*DESCRIPTION OF THE TASK*. Quote all of the data exactly as given. Skip every picture it contains.

____

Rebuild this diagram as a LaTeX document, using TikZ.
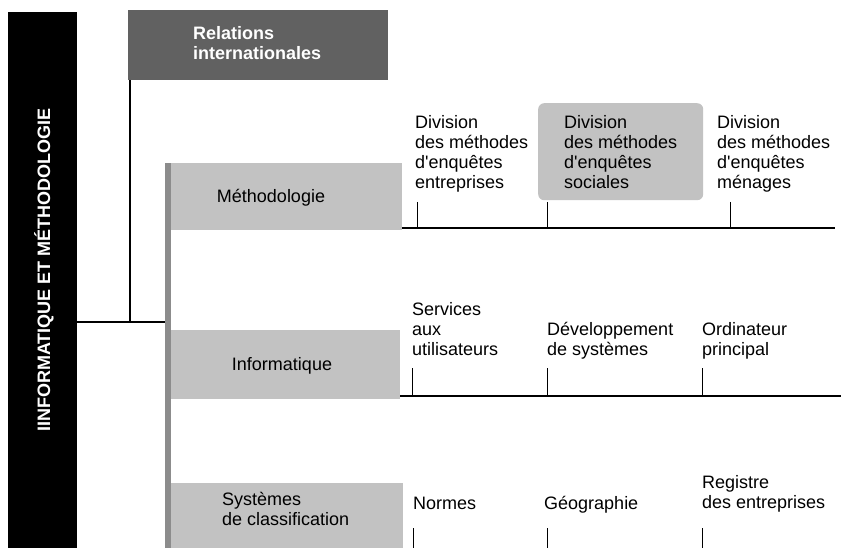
\documentclass[tikz,border=0pt]{standalone}
\usepackage{fontspec}
\setmainfont{Liberation Sans}
\begin{document}
\begin{tikzpicture}[x=1pt,y=-1pt,
  lbl/.style={inner sep=0pt, anchor=base west, align=left, font=\fontsize{18}{20}\selectfont},
  box/.style={inner sep=0pt, anchor=north west, draw=none},
  lightbox/.style={box, fill=black!24},
  ln/.style={line width=1.2pt},
  tick/.style={line width=1pt}]
\useasboundingbox (0,0) rectangle (841,548);
% left title bar
\node[box, fill=black, minimum width=69pt, minimum height=536pt] (bar) at (8,12) {};
\node[rotate=90, text=white, inner sep=0pt, font=\fontsize{18}{20}\selectfont\bfseries] (title) at (44,270) {IINFORMATIQUE ET MÉTHODOLOGIE};
% relations internationales
\node[box, fill=black!62, minimum width=260pt, minimum height=70pt] (rel) at (128,10) {};
\node[lbl, text=white, font=\fontsize{18}{20}\selectfont\bfseries] (reltxt) at (193,60) {Relations\\internationales};
% row boxes
\node[lightbox, minimum width=237pt, minimum height=67pt] (meth) at (165,163) {};
\node[lightbox, minimum width=235pt, minimum height=69pt] (info) at (165,330) {};
\node[lightbox, minimum width=238pt, minimum height=65pt] (sys) at (165,483) {};
\node[box, fill=black!45, minimum width=6pt, minimum height=385pt] (stem) at (165,163) {};
\node[lbl, anchor=base] (methtxt) at (271,203) {Méthodologie};
\node[lbl, anchor=base] (infotxt) at (282,370) {Informatique};
\node[lbl] (systxt) at (222,525) {Systèmes\\de classification};
% connectors from title
\coordinate (j) at (130,322);
\draw[ln] (bar.east |- j) -- (stem.west |- j);
\draw[ln] (rel.south west -| j) -- (j);
% row 1
\node[box, fill=black!24, rounded corners=6pt, minimum width=165pt, minimum height=97pt] (soc) at (538,103) {};
\coordinate (r1end) at (835,228);
\draw[ln] (meth.south east |- r1end) -- (r1end);
\coordinate (t1a) at (417,202);
\coordinate (t1b) at (547,202);
\coordinate (t1c) at (730,202);
\foreach \t in {t1a,t1b,t1c} \draw[tick] (\t) -- (\t |- r1end);
\node[lbl] (d1) at (415,189) {Division\\des méthodes\\d\textquotesingle enquêtes\\entreprises};
\node[lbl] (d2) at (564,189) {Division\\des méthodes\\d\textquotesingle enquêtes\\sociales};
\node[lbl] (d3) at (717,189) {Division\\des méthodes\\d\textquotesingle enquêtes\\ménages};
% row 2
\coordinate (r2end) at (841,396);
\draw[ln] (info.south east |- r2end) -- (r2end);
\coordinate (t2a) at (412,368);
\coordinate (t2b) at (547,368);
\coordinate (t2c) at (702,368);
\foreach \t in {t2a,t2b,t2c} \draw[tick] (\t) -- (\t |- r2end);
\node[lbl] (s1) at (412,355) {Services\\aux\\utilisateurs};
\node[lbl] (s2) at (547,355) {Développement\\de systèmes};
\node[lbl] (s3) at (702,355) {Ordinateur\\principal};
% row 3
\coordinate (r3end) at (841,548);
\coordinate (t3a) at (413,528);
\coordinate (t3b) at (547,528);
\coordinate (t3c) at (702,528);
\foreach \t in {t3a,t3b,t3c} \draw[tick] (\t) -- (\t |- r3end);
\node[lbl] (n1) at (413,509) {Normes};
\node[lbl] (n2) at (544,509) {Géographie};
\node[lbl] (n3) at (702,508) {Registre\\des entreprises};
\end{tikzpicture}
\end{document}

____

*IN RESPONSE*.
Rebuild this diagram as a LaTeX document, using TikZ.
\documentclass[tikz,border=0pt]{standalone}
\usepackage{fontspec}
\setmainfont{Liberation Sans}
\begin{document}
\begin{tikzpicture}[x=1pt,y=-1pt,
  lbl/.style={inner sep=0pt, anchor=base west, align=left, font=\fontsize{18}{20}\selectfont},
  box/.style={inner sep=0pt, anchor=north west, draw=none},
  lightbox/.style={box, fill=black!24},
  ln/.style={line width=1.2pt},
  tick/.style={line width=1pt}]
\useasboundingbox (0,0) rectangle (841,548);
% left title bar
\node[box, fill=black, minimum width=69pt, minimum height=536pt] (bar) at (8,12) {};
\node[rotate=90, text=white, inner sep=0pt, font=\fontsize{18}{20}\selectfont\bfseries] (title) at (44,270) {IINFORMATIQUE ET MÉTHODOLOGIE};
% relations internationales
\node[box, fill=black!62, minimum width=260pt, minimum height=70pt] (rel) at (128,10) {};
\node[lbl, text=white, font=\fontsize{18}{20}\selectfont\bfseries] (reltxt) at (193,60) {Relations\\internationales};
% row boxes
\node[lightbox, minimum width=237pt, minimum height=67pt] (meth) at (165,163) {};
\node[lightbox, minimum width=235pt, minimum height=69pt] (info) at (165,330) {};
\node[lightbox, minimum width=238pt, minimum height=65pt] (sys) at (165,483) {};
\node[box, fill=black!45, minimum width=6pt, minimum height=385pt] (stem) at (165,163) {};
\node[lbl, anchor=base] (methtxt) at (271,203) {Méthodologie};
\node[lbl, anchor=base] (infotxt) at (282,370) {Informatique};
\node[lbl] (systxt) at (222,525) {Systèmes\\de classification};
% connectors from title
\coordinate (j) at (130,322);
\draw[ln] (bar.east |- j) -- (stem.west |- j);
\draw[ln] (rel.south west -| j) -- (j);
% row 1
\node[box, fill=black!24, rounded corners=6pt, minimum width=165pt, minimum height=97pt] (soc) at (538,103) {};
\coordinate (r1end) at (835,228);
\draw[ln] (meth.south east |- r1end) -- (r1end);
\coordinate (t1a) at (417,202);
\coordinate (t1b) at (547,202);
\coordinate (t1c) at (730,202);
\foreach \t in {t1a,t1b,t1c} \draw[tick] (\t) -- (\t |- r1end);
\node[lbl] (d1) at (415,189) {Division\\des méthodes\\d\textquotesingle enquêtes\\entreprises};
\node[lbl] (d2) at (564,189) {Division\\des méthodes\\d\textquotesingle enquêtes\\sociales};
\node[lbl] (d3) at (717,189) {Division\\des méthodes\\d\textquotesingle enquêtes\\ménages};
% row 2
\coordinate (r2end) at (841,396);
\draw[ln] (info.south east |- r2end) -- (r2end);
\coordinate (t2a) at (412,368);
\coordinate (t2b) at (547,368);
\coordinate (t2c) at (702,368);
\foreach \t in {t2a,t2b,t2c} \draw[tick] (\t) -- (\t |- r2end);
\node[lbl] (s1) at (412,355) {Services\\aux\\utilisateurs};
\node[lbl] (s2) at (547,355) {Développement\\de systèmes};
\node[lbl] (s3) at (702,355) {Ordinateur\\principal};
% row 3
\coordinate (r3end) at (841,548);
\coordinate (t3a) at (413,528);
\coordinate (t3b) at (547,528);
\coordinate (t3c) at (702,528);
\foreach \t in {t3a,t3b,t3c} \draw[tick] (\t) -- (\t |- r3end);
\node[lbl] (n1) at (413,509) {Normes};
\node[lbl] (n2) at (544,509) {Géographie};
\node[lbl] (n3) at (702,508) {Registre\\des entreprises};
\end{tikzpicture}
\end{document}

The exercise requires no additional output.